Need for Speed left me in two minds. On the one hand, it’s a movie true to the games. You’ve got your exotic cars, cop chases and the mystical don controlling everything from his tower in the sky. The cars crash and flip just like in the games, and the physics in the film don’t obey those of the real world. At one point, a Lamborghini Siesto Elemento runs neck-and-neck with a McLaren P1 and Bugatti Veyron SuperSport. A number of Koenigsegg Agera Rs also make an appearance.

The real-world elements of the film let it down.


The weak plot

It’s disappointing when games actually have a stronger plot than the film made in their honour. The driving scenes are similarly weak, with cop cars able to keep up with the 900HP Mustang that features in most of the movie and suddenly, right before they should catch Tobey behind its wheel, slow down. Tobey and Dino also discover a few extra millimeters of accelerator travel mid-race, allowing them to overtake the rest of the field. Thankfully, the cars in the film all seem to have six gears rather than the Fast & Furious 28-speed gearbox.

The ‘Stang
What of the Mustang mentioned above?
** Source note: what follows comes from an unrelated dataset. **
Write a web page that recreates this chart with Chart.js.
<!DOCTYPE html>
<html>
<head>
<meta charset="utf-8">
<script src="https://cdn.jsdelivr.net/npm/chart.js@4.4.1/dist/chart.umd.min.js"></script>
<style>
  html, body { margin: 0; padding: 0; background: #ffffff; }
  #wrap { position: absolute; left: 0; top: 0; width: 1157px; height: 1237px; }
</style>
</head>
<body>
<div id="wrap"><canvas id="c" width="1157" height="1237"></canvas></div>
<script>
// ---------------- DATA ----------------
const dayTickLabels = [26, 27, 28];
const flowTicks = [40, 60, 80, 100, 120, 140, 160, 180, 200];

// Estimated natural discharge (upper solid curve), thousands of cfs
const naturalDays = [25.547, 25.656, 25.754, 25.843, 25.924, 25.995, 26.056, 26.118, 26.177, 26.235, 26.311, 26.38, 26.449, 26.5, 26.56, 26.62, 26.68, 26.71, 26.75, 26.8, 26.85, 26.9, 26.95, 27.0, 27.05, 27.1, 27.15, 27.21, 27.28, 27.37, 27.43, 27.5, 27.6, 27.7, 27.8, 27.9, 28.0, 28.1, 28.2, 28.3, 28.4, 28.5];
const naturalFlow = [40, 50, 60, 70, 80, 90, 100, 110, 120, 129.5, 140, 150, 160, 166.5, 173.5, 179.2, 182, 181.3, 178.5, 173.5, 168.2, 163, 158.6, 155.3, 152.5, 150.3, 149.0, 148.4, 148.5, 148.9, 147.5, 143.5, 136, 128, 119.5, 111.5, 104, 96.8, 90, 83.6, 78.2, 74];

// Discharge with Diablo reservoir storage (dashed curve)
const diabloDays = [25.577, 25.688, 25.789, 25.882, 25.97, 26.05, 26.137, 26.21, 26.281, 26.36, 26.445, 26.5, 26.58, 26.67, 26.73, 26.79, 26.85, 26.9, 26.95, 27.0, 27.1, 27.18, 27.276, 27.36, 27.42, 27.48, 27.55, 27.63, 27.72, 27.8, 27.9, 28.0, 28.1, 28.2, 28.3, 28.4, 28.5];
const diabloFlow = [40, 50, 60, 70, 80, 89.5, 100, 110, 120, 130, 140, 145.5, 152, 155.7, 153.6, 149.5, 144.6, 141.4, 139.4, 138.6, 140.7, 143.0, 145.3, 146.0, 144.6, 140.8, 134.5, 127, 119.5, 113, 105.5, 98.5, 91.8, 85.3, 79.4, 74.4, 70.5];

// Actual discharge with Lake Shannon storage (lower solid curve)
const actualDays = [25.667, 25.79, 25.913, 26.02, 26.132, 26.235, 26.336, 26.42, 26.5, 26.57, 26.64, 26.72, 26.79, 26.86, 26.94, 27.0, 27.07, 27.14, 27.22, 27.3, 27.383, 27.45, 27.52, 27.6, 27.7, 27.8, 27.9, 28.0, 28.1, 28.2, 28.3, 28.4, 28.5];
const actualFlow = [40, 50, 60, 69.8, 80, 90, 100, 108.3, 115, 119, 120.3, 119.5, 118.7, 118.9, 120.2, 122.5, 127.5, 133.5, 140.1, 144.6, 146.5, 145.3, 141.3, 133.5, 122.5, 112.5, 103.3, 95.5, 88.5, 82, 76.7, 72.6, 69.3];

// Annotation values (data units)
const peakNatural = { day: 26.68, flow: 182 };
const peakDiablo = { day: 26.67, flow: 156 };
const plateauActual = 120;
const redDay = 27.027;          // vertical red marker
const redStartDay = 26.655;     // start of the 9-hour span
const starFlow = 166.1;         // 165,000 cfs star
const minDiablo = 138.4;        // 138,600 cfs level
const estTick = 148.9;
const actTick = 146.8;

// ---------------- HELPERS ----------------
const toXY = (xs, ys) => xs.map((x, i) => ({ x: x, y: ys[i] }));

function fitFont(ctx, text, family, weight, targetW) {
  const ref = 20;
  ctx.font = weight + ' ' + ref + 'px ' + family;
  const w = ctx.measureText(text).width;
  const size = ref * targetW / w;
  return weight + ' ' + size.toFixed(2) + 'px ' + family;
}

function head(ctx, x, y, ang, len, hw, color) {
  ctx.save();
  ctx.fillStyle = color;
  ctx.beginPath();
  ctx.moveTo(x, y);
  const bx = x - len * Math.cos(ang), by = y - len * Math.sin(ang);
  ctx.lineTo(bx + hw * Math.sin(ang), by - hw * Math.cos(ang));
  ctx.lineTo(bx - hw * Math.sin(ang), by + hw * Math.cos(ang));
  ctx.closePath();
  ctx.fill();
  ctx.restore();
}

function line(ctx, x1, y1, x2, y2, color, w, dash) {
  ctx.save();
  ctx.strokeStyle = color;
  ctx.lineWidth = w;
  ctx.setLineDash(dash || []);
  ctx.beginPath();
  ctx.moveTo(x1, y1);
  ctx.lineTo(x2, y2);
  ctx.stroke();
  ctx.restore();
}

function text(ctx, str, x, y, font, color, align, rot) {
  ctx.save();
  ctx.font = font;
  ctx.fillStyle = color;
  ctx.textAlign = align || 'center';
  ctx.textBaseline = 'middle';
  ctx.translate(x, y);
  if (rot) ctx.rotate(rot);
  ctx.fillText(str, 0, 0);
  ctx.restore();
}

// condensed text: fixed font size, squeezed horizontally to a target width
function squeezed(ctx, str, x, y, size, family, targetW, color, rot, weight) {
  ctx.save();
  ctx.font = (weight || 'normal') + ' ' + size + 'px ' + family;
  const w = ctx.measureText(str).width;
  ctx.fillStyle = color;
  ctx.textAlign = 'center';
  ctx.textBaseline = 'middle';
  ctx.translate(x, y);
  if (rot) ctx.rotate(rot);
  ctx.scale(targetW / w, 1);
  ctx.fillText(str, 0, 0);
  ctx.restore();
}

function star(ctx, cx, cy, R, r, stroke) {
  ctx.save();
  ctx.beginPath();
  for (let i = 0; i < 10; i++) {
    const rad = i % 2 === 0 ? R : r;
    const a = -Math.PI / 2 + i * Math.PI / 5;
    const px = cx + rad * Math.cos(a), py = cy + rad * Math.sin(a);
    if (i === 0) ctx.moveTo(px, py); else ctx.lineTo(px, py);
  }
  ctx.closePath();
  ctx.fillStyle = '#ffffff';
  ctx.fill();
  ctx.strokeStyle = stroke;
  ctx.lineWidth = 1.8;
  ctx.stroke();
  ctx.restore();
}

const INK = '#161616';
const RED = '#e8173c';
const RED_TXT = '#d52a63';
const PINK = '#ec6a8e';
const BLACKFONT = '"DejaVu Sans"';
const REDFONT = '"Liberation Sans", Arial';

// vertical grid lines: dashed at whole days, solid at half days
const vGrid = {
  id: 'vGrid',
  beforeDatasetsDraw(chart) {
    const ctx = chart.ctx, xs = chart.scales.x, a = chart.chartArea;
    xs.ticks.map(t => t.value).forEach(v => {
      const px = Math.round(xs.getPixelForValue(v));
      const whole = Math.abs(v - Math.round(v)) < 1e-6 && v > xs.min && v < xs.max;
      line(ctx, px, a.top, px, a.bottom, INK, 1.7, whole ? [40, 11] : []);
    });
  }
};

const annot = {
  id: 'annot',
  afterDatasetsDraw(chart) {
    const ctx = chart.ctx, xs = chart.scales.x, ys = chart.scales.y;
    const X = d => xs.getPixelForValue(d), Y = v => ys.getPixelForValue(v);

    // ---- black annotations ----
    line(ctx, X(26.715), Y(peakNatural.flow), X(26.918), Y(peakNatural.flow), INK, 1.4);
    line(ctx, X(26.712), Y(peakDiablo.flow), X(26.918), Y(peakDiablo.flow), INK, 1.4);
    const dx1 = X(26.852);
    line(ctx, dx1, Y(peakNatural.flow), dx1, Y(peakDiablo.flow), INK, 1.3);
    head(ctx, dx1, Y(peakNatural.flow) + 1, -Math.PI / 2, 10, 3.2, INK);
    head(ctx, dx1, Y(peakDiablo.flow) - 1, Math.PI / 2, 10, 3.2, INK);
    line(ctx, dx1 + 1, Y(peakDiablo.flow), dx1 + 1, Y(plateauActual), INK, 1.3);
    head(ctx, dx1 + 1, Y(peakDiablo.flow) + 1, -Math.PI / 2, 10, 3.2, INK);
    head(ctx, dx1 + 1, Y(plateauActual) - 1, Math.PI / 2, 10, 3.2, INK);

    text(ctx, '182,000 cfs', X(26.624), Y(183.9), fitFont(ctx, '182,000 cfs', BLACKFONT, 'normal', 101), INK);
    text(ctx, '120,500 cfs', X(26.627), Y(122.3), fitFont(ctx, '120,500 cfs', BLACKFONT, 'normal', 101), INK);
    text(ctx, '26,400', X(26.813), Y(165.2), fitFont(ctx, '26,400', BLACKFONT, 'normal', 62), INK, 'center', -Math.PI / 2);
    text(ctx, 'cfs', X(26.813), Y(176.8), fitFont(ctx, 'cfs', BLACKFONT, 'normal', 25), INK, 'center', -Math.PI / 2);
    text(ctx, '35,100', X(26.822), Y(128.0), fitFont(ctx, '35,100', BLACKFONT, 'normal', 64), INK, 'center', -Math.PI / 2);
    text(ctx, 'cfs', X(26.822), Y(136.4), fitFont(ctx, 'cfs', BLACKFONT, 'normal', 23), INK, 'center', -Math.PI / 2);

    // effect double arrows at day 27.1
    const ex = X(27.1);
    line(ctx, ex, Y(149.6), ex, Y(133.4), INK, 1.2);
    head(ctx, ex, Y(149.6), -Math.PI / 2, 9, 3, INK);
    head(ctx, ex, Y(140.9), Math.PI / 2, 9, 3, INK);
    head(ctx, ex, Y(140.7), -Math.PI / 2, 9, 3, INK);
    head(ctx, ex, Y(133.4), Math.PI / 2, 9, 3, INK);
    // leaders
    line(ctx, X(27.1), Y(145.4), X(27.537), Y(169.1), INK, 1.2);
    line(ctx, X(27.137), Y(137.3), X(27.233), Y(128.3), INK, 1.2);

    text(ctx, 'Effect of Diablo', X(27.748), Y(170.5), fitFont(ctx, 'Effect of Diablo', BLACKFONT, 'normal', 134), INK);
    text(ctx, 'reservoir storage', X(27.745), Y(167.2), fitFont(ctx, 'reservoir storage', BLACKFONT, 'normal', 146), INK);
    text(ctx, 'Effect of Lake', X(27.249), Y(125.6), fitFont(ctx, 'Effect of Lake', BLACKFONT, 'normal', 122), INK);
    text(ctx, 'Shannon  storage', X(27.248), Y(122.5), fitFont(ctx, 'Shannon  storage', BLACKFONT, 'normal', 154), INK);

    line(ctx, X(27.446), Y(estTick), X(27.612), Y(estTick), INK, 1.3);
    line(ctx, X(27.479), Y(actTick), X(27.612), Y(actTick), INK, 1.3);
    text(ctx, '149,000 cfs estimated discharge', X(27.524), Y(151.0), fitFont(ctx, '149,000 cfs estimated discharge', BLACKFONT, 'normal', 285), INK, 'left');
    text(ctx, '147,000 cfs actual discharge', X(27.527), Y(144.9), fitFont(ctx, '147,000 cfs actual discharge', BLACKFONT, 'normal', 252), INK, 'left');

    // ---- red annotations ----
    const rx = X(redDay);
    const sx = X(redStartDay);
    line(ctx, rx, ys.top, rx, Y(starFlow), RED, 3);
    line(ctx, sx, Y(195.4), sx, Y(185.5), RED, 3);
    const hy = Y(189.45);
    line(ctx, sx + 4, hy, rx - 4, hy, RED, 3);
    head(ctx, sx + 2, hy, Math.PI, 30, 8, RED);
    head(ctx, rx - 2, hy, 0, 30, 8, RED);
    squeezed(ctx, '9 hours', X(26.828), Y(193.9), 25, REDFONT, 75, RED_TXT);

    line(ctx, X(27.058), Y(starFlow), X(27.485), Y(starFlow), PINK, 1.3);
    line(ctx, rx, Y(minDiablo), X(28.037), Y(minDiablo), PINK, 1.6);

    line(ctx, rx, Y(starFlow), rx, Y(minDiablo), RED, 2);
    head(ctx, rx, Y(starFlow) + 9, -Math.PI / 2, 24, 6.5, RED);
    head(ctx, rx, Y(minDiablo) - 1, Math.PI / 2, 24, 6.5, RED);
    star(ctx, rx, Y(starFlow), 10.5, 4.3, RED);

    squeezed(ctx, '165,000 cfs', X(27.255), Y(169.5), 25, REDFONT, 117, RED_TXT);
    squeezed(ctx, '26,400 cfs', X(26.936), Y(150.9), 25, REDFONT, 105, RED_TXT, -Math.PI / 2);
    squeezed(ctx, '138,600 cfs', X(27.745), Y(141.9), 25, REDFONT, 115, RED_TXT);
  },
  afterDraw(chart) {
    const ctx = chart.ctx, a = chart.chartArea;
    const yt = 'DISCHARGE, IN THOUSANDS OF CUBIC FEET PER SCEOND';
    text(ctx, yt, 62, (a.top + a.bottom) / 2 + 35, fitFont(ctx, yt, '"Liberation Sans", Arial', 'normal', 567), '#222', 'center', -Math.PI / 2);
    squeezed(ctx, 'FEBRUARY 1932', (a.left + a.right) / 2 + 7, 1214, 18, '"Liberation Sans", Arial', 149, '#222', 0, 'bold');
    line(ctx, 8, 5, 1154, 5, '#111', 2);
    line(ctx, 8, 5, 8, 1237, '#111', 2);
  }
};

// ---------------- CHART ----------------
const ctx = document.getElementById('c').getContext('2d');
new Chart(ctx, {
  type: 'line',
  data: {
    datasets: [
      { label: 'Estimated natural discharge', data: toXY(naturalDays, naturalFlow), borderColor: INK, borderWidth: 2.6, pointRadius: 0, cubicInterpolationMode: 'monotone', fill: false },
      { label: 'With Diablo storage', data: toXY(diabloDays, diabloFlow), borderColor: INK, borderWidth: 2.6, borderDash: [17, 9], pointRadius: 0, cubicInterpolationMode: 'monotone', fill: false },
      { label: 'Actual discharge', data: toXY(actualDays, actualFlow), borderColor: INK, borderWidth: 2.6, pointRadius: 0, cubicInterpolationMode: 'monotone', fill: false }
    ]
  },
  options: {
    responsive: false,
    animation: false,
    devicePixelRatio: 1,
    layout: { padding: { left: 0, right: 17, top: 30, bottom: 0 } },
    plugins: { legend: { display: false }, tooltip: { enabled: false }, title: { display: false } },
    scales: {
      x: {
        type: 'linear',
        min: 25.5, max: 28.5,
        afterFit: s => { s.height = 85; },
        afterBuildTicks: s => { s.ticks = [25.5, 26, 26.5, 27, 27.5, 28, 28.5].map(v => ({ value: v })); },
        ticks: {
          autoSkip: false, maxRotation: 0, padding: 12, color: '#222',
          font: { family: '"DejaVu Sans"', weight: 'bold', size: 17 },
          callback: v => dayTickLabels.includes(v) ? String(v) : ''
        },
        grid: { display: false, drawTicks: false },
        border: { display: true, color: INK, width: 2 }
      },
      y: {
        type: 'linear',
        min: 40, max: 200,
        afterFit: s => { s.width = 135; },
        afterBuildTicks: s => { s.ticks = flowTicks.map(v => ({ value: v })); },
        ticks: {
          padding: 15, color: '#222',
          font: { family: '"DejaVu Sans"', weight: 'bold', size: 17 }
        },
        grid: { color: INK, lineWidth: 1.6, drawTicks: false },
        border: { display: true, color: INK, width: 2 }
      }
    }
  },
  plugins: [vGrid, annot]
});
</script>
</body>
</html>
Well, the plot is centered around a Mustang which has been tuned to a massive 900hp. Jalopnik attended the premier, cornered the Ford guys, who promptly owned up and said it was a big fib.

Big deal. It’s a movie, we expect the car to be some fantasy beast that’s basically impossible in real life (The NFS ‘Stang apparently has a top speed of 234mph). But in the same vein, Aaron Paul went on Top Gear and started talking about how the movie features no CGI and all the stunts and crashes were real. Why the disparity? Are you a realistic documentary-style film about street racing with no CGI, or a full on video-game film-fest?

That’s what annoyed me about the film. I’m sure it’s possible to make a good car movie with an already tired ‘avenge my friend’s death’ plot, but Need for Speed is not an example of it. As a car movie, it’s ok. There is a lot of very exotic metal, but the driving scenes are cheesy and arcade-like for a film that’s trying to be serious and realistic. Pick a style and stick to it. As movie goers, I wouldn’t suggest you bother with Need for Speed. It features a few cool stunts, some nice cars … and that’s about it. Save your money and buy a copy of one of the games.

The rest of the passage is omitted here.